Escritor

Bien está que un humilde poeta acusado a veces de "rural", porque en sus versos aparezca con frecuencia la naturaleza, se solidarice con los cultivadores de tabaco, condenados a perder definitivamente, si la Comunidad Económica Europea no lo remedia, su tradicional modo de subsistencia. Bien está que un ciudadano del norte de Extremadura, vecino de Plasencia, hijo y nieto de veratos, yerno de verato, amigo de veratos, comprenda la desazón de sus paisanos amenazados de perder una manera de trabajar y de vivir que se olvida en la sombra de los siglos. De cuando los conquistadores extremeños andaban por América.

Bien está que un enamorado de esas sabias y hermosas construcciones que son los secaderos de tabaco reaccione en contra de esa drástica decisión comunitaria.

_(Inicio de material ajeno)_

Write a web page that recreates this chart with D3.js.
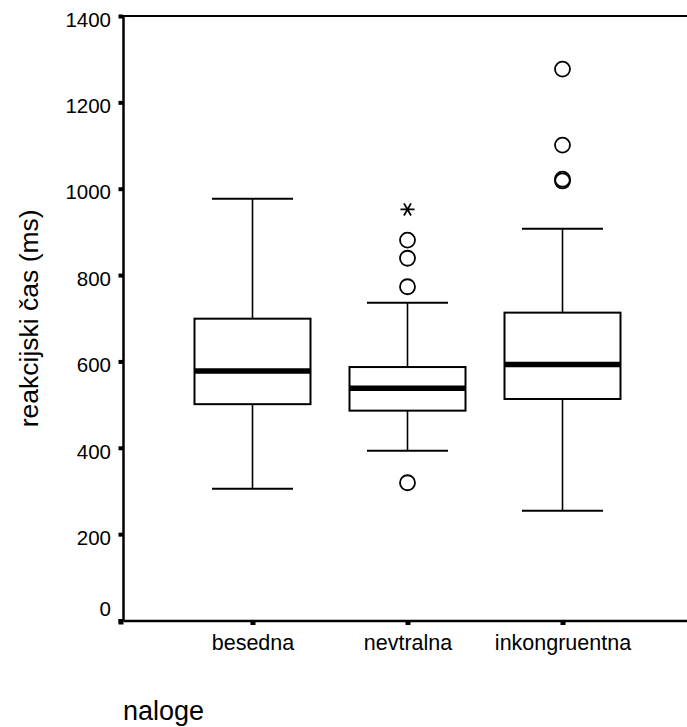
<!DOCTYPE html>
<html>
<head>
<meta charset="utf-8">
<script src="https://cdn.jsdelivr.net/npm/d3@7"></script>
<style>
  body { margin: 0; background: #fff; }
  text { font-family: Arial, "Liberation Sans", sans-serif; fill: #000; }
</style>
</head>
<body>
<div id="chart"></div>
<script>
// Set width and height
var svgWidth = 687;
var svgHeight = 727;

// Box plot data (ms)
var categories = ["besedna", "nevtralna", "inkongruentna"];
var whiskerLow = [305, 393, 254];
var q1 = [501, 486, 513];
var median = [578, 538, 593];
var q3 = [699, 587, 713];
var whiskerHigh = [977, 736, 907];
// Outliers (circles) and extremes (stars) per category
var outliers = [[], [881, 839, 773, 319], [1277, 1101, 1018, 1022]];
var extremes = [[], [952], []];
var yTicks = [0, 200, 400, 600, 800, 1000, 1200, 1400];

var margin = { top: 16, left: 123 };
var plotBottom = 620.5;
var plotRight = 692;

var svg = d3.select("#chart").append("svg")
    .attr("width", svgWidth)
    .attr("height", svgHeight);

// Scales
var yScale = d3.scaleLinear()
    .domain([0, 1400])
    .range([plotBottom, margin.top]);
var xScale = d3.scalePoint()
    .domain(categories)
    .range([margin.left, plotRight])
    .padding(0.8355);

var boxWidth = 116;
var capWidth = 81;

// Frame top line
svg.append("line")
    .attr("x1", margin.left).attr("x2", svgWidth)
    .attr("y1", margin.top).attr("y2", margin.top)
    .attr("stroke", "#000").attr("stroke-width", 2);

// Y axis
var leftAxis = d3.axisLeft(yScale)
    .tickValues(yTicks)
    .tickFormat(d3.format("d"))
    .tickSize(0)
    .tickPadding(12);
var yAxisG = svg.append("g")
    .attr("transform", `translate(${margin.left}, 0)`)
    .call(leftAxis);
yAxisG.select(".domain").attr("stroke", "#000").attr("stroke-width", 2.5);
yAxisG.selectAll(".tick text")
    .style("font-size", "20.5px")
    .attr("dy", d => d === 0 ? "-0.25em" : "0.5em");
yAxisG.selectAll(".tick").append("rect")
    .attr("x", -4.5).attr("y", -2).attr("width", 4.5).attr("height", 4)
    .attr("fill", "#000");

// X axis
var bottomAxis = d3.axisBottom(xScale).tickSize(0).tickPadding(14);
var xAxisG = svg.append("g")
    .attr("transform", `translate(0, ${plotBottom})`)
    .call(bottomAxis);
xAxisG.select(".domain").attr("stroke", "#000").attr("stroke-width", 2.5);
xAxisG.selectAll(".tick text").style("font-size", "21.5px");
xAxisG.selectAll(".tick").append("rect")
    .attr("x", -2.5).attr("y", 0).attr("width", 5).attr("height", 4.5)
    .attr("fill", "#000");
svg.append("rect")
    .attr("x", margin.left - 4.5).attr("y", plotBottom - 1)
    .attr("width", 5).attr("height", 5).attr("fill", "#000");

// Boxes
var boxes = svg.append("g").selectAll("g")
    .data(categories)
    .enter().append("g");

boxes.append("line")
    .attr("x1", d => xScale(d)).attr("x2", d => xScale(d))
    .attr("y1", (d, i) => yScale(whiskerHigh[i]))
    .attr("y2", (d, i) => yScale(q3[i]))
    .attr("stroke", "#000").attr("stroke-width", 1.6);
boxes.append("line")
    .attr("x1", d => xScale(d)).attr("x2", d => xScale(d))
    .attr("y1", (d, i) => yScale(q1[i]))
    .attr("y2", (d, i) => yScale(whiskerLow[i]))
    .attr("stroke", "#000").attr("stroke-width", 1.6);
boxes.append("line")
    .attr("x1", d => xScale(d) - capWidth / 2).attr("x2", d => xScale(d) + capWidth / 2)
    .attr("y1", (d, i) => yScale(whiskerHigh[i]))
    .attr("y2", (d, i) => yScale(whiskerHigh[i]))
    .attr("stroke", "#000").attr("stroke-width", 2);
boxes.append("line")
    .attr("x1", d => xScale(d) - capWidth / 2).attr("x2", d => xScale(d) + capWidth / 2)
    .attr("y1", (d, i) => yScale(whiskerLow[i]))
    .attr("y2", (d, i) => yScale(whiskerLow[i]))
    .attr("stroke", "#000").attr("stroke-width", 2);
boxes.append("rect")
    .attr("x", d => xScale(d) - boxWidth / 2)
    .attr("width", boxWidth)
    .attr("y", (d, i) => yScale(q3[i]))
    .attr("height", (d, i) => yScale(q1[i]) - yScale(q3[i]))
    .attr("fill", "#fff").attr("stroke", "#000").attr("stroke-width", 2);
boxes.append("line")
    .attr("x1", d => xScale(d) - boxWidth / 2).attr("x2", d => xScale(d) + boxWidth / 2)
    .attr("y1", (d, i) => yScale(median[i]))
    .attr("y2", (d, i) => yScale(median[i]))
    .attr("stroke", "#000").attr("stroke-width", 5.5);

// Outliers
categories.forEach(function(cat, i) {
    svg.append("g").selectAll("circle")
        .data(outliers[i])
        .enter().append("circle")
        .attr("cx", xScale(cat))
        .attr("cy", d => yScale(d))
        .attr("r", 7.5)
        .attr("fill", "none").attr("stroke", "#000").attr("stroke-width", 1.8);
    svg.append("g").selectAll("path")
        .data(extremes[i])
        .enter().append("path")
        .attr("d", d3.symbol().type(d3.symbolAsterisk).size(140))
        .attr("transform", d => `translate(${xScale(cat)}, ${yScale(d)}) rotate(90)`)
        .attr("stroke", "#000").attr("stroke-width", 1.8);
});

// Axis titles
svg.append("text")
    .attr("transform", `translate(38, ${(margin.top + plotBottom) / 2}) rotate(-90)`)
    .attr("text-anchor", "middle")
    .style("font-size", "26.5px")
    .text("reakcijski čas (ms)");
svg.append("text")
    .attr("x", margin.left)
    .attr("y", 720)
    .style("font-size", "27px")
    .text("naloge");
</script>
</body>
</html>
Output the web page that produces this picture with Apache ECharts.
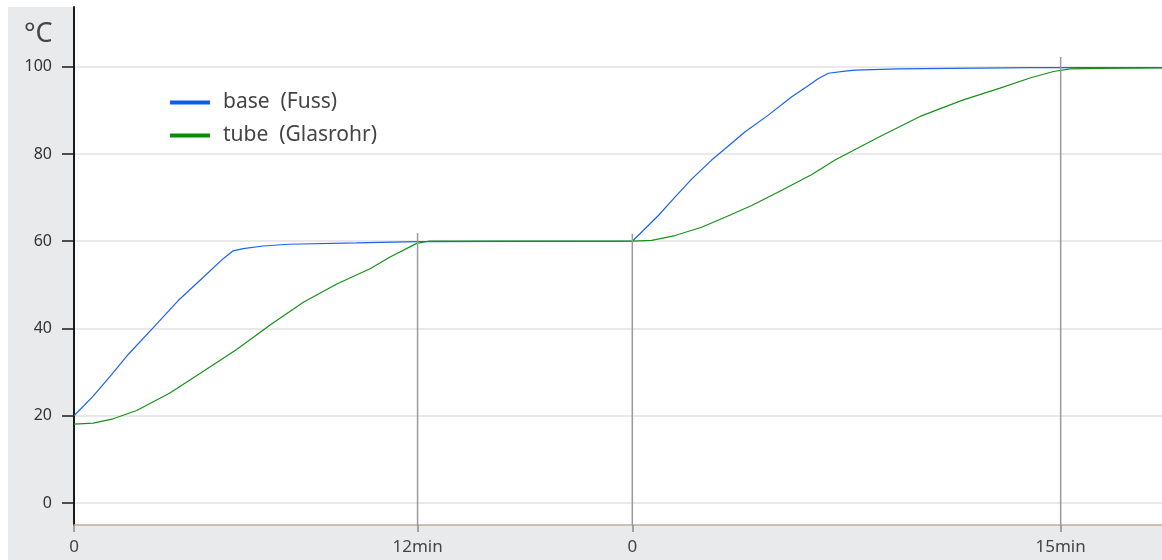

Desde chico, están en los viajes del verano, carretera arriba, hacia la frescura paradisíaca de los puentes de Cuartos o Pedrochate, hacia esas gargantas de aguas transparentes donde uno se ha imaginado siempre las fuentes de la vida.

En mi retina están los secaderos y, cómo no, las plantaciones. Como arrozales al principio; verdes y exuberantes luego; en flor, como las vi a veces. Y dentro de los edificios de ladrillo y barro, con sus singulares respiraderos, colgadas boca abajo, sus hojas color ocre. Y allí dentro, el intenso olor del tabaco, como otra de sus virtudes. Lugares de la memoria, como en un cuadro de Vilches.

Puede que a alguno le ofendan estas evocaciones. Siempre hay alguien dispuesto a enojarse y, si puede, a insultar. Tal vez convenga aclarar que uno nunca ha fumado. A mi alrededor, eso sí, como al de todos, hay muchos que lo hacen. Que lo hacen o que lo hicieron. Y, entre éstos, quienes, por desgracia, tal vez por su culpa, ya no podrán hacerlo nunca. Si con la prohibición del cultivo consiguiéramos que la gente dejara de fumar y no enfermara, uno sacrificaría cualquier teoría estética o económica, sin duda. Sabemos muy bien que con la medida no se busca ni mucho menos eso. Que son las tabaqueras norteamericanas, las multinacionales del imperio, las que manipulan el producto, quienes salen fortalecidas con ello. Ni siquiera a costa de levantar las precarias economías del Tercer Mundo. De ahí que uno también se rebele. Más si se tiene en cuenta que se hace sin ofrecer otro cultivo alternativo; sin planes que suplanten esas plantaciones o que solventen los problemas que su abolición genere.

De ahí que el clamor sea casi general. De ahí que la sociedad extremeña, casi al completo, se enfrente a una resolución tan injusta y desproporcionada. Del consejero del ramo al obispo de mi pueblo, don Amadeo (nunca un obispo, por cierto, se ha ganado en tan poco tiempo tanto aprecio), con una diócesis tan grande como una provincia, pasando por los perjudicados y sus familias.

Y eso cuando el campo en su conjunto, cultivo va y cultivo viene, se ve más acosado que nunca. En el preciso momento en que las autoridades de Bruselas parecen del todo decididas a terminar de una vez por todas con la agricultura. Con la de calidad, al menos. Con la que podría salvarnos de las plagas y las lacras procedentes del descontrol de la perniciosa agronomía de la nueva era tecnológica.

Sí, que le den a uno por encerrado, aunque sea simbólicamente. No estuve en Coria ni en Talayuela, pero como si lo hubiera estado. Que me apunten los tabaqueros a esta guerra. Esta sí me concierne.